GIVEN INSTRUCTION: Below this line is a set of entries; quote exactly the lines from the line that contains "Generate a web" to the line that contains "var ticksX = [0, 1, 2, 3, 4, 5, 6, 7, 8, 9];", both lines included.

DATA FOR THIS TASK:

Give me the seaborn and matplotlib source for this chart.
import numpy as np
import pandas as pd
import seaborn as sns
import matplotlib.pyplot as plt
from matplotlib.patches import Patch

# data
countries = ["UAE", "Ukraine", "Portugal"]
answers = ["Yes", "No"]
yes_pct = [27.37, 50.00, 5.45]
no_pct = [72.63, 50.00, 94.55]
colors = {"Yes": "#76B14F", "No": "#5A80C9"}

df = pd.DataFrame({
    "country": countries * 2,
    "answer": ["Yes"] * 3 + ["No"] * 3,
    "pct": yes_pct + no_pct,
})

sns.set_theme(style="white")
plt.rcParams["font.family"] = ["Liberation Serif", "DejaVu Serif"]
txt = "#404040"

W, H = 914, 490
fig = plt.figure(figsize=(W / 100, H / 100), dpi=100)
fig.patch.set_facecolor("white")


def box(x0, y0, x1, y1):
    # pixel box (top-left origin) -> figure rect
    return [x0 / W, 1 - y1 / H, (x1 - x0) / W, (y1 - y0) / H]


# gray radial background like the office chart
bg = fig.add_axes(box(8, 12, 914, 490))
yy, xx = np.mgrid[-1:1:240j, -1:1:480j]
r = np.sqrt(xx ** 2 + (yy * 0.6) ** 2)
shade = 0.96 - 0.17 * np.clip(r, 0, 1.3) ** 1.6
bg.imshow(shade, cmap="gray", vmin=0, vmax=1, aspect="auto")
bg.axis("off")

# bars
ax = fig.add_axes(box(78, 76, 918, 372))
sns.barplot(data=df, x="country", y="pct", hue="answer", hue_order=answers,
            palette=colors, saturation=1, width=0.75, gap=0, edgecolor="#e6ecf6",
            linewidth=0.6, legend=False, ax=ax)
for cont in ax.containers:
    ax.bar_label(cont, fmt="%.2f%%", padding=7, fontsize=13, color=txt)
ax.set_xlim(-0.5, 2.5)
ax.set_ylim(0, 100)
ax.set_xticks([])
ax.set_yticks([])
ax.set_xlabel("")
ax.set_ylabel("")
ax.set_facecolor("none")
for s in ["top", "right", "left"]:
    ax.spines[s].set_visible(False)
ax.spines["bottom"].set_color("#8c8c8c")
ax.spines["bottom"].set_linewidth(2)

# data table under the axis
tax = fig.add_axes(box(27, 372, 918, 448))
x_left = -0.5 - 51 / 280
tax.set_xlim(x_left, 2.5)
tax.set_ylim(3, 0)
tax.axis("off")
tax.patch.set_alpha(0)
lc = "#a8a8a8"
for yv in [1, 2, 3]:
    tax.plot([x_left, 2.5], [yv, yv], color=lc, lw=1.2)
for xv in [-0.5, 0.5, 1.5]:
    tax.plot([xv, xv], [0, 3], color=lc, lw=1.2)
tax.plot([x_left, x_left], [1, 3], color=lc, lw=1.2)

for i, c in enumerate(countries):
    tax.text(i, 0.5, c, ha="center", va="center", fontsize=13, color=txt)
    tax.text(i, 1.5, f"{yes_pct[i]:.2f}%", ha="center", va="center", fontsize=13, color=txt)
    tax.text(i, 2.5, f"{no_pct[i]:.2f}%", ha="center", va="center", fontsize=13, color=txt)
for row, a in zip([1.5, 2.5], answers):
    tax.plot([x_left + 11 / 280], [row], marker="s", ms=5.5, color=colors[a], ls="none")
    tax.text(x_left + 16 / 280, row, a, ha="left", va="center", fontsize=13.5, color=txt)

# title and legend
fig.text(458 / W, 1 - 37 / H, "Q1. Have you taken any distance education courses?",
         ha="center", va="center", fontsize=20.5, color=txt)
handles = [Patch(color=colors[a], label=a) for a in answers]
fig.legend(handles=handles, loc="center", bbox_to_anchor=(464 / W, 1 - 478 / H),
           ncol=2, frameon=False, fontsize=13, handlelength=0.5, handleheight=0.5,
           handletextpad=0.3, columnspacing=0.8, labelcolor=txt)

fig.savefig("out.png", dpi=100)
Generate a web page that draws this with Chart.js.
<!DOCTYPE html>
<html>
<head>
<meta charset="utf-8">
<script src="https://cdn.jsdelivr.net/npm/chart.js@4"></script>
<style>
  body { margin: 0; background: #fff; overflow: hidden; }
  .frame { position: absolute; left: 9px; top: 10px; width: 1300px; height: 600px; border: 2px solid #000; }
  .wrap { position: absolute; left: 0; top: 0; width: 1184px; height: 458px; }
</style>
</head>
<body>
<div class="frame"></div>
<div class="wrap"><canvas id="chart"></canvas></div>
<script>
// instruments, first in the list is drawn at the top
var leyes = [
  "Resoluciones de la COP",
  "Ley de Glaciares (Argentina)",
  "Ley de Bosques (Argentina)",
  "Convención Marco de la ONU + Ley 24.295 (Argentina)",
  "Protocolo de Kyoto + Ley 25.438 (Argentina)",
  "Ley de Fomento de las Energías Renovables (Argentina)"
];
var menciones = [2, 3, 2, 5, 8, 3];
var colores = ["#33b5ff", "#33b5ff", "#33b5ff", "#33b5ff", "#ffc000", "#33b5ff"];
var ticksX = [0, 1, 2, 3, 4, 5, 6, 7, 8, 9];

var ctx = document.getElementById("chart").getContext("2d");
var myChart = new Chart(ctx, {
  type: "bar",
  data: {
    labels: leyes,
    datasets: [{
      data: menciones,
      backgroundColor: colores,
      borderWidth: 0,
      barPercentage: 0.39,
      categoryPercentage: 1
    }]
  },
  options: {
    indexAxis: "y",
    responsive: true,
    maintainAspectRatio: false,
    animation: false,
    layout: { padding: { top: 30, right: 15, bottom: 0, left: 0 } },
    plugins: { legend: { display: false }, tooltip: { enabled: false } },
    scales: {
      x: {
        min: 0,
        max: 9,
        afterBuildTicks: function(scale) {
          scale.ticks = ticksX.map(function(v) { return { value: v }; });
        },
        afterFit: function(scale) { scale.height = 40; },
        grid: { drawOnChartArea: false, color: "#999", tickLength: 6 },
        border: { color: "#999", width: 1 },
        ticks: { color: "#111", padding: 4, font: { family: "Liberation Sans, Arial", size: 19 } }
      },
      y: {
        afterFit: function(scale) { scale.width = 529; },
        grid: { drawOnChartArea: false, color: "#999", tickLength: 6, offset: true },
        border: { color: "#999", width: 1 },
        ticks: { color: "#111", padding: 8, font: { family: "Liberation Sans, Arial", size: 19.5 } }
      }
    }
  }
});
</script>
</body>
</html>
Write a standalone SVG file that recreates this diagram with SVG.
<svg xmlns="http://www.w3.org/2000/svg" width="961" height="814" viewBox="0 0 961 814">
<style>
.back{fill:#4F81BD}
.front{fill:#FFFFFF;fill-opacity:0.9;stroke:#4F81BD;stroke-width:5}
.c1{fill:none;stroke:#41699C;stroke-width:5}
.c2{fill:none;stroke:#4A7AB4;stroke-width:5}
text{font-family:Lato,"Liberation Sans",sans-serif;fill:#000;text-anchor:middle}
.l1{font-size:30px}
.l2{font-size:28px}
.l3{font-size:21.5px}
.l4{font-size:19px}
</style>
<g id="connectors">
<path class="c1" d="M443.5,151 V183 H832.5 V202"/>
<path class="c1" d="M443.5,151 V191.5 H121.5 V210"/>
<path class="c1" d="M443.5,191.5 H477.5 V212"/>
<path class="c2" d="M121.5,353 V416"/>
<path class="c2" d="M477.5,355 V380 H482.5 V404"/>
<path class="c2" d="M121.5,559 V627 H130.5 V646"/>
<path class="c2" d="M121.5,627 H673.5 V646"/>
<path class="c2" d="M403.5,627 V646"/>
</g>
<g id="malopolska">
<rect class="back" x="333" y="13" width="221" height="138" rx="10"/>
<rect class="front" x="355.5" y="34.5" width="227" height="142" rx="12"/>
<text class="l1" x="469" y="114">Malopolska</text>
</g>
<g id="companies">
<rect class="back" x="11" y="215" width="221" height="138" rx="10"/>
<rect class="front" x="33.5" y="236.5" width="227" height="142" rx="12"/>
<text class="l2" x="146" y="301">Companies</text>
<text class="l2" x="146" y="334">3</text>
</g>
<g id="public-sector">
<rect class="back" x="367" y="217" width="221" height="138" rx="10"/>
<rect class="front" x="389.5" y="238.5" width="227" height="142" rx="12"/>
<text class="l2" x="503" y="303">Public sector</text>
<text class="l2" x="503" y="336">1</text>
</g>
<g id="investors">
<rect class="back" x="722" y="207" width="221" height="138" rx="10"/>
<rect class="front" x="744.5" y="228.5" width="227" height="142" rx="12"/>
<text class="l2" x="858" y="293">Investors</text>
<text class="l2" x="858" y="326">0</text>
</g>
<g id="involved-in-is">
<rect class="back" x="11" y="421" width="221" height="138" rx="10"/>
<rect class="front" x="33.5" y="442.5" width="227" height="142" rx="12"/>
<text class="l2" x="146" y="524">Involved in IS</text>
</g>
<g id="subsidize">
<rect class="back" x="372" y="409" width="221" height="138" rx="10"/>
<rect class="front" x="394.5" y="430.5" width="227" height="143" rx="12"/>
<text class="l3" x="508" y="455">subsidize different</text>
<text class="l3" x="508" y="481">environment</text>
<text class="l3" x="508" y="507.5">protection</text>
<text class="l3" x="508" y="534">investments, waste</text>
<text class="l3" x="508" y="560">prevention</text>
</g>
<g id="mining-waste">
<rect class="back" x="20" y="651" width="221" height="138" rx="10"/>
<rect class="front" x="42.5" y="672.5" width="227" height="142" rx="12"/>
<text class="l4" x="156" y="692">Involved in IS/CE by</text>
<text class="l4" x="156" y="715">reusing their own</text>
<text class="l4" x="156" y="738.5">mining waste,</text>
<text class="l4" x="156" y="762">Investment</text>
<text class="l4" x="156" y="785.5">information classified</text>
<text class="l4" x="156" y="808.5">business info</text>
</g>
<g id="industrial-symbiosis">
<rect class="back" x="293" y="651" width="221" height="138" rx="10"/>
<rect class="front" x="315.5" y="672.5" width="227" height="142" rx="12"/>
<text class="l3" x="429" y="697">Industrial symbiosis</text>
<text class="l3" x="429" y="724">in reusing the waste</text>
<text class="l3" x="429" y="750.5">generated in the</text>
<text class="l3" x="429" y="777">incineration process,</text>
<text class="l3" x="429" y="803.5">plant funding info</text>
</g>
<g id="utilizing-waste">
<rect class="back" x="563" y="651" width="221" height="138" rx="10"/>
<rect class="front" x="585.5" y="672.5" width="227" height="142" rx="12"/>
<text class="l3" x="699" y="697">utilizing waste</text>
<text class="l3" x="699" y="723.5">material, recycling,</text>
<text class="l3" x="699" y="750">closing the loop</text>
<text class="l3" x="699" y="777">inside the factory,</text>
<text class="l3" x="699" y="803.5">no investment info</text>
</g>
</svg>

RESPONSE TO THIS TASK:
Generate a web page that draws this with Chart.js.
<!DOCTYPE html>
<html>
<head>
<meta charset="utf-8">
<script src="https://cdn.jsdelivr.net/npm/chart.js@4"></script>
<style>
  body { margin: 0; background: #fff; overflow: hidden; }
  .frame { position: absolute; left: 9px; top: 10px; width: 1300px; height: 600px; border: 2px solid #000; }
  .wrap { position: absolute; left: 0; top: 0; width: 1184px; height: 458px; }
</style>
</head>
<body>
<div class="frame"></div>
<div class="wrap"><canvas id="chart"></canvas></div>
<script>
// instruments, first in the list is drawn at the top
var leyes = [
  "Resoluciones de la COP",
  "Ley de Glaciares (Argentina)",
  "Ley de Bosques (Argentina)",
  "Convención Marco de la ONU + Ley 24.295 (Argentina)",
  "Protocolo de Kyoto + Ley 25.438 (Argentina)",
  "Ley de Fomento de las Energías Renovables (Argentina)"
];
var menciones = [2, 3, 2, 5, 8, 3];
var colores = ["#33b5ff", "#33b5ff", "#33b5ff", "#33b5ff", "#ffc000", "#33b5ff"];
var ticksX = [0, 1, 2, 3, 4, 5, 6, 7, 8, 9];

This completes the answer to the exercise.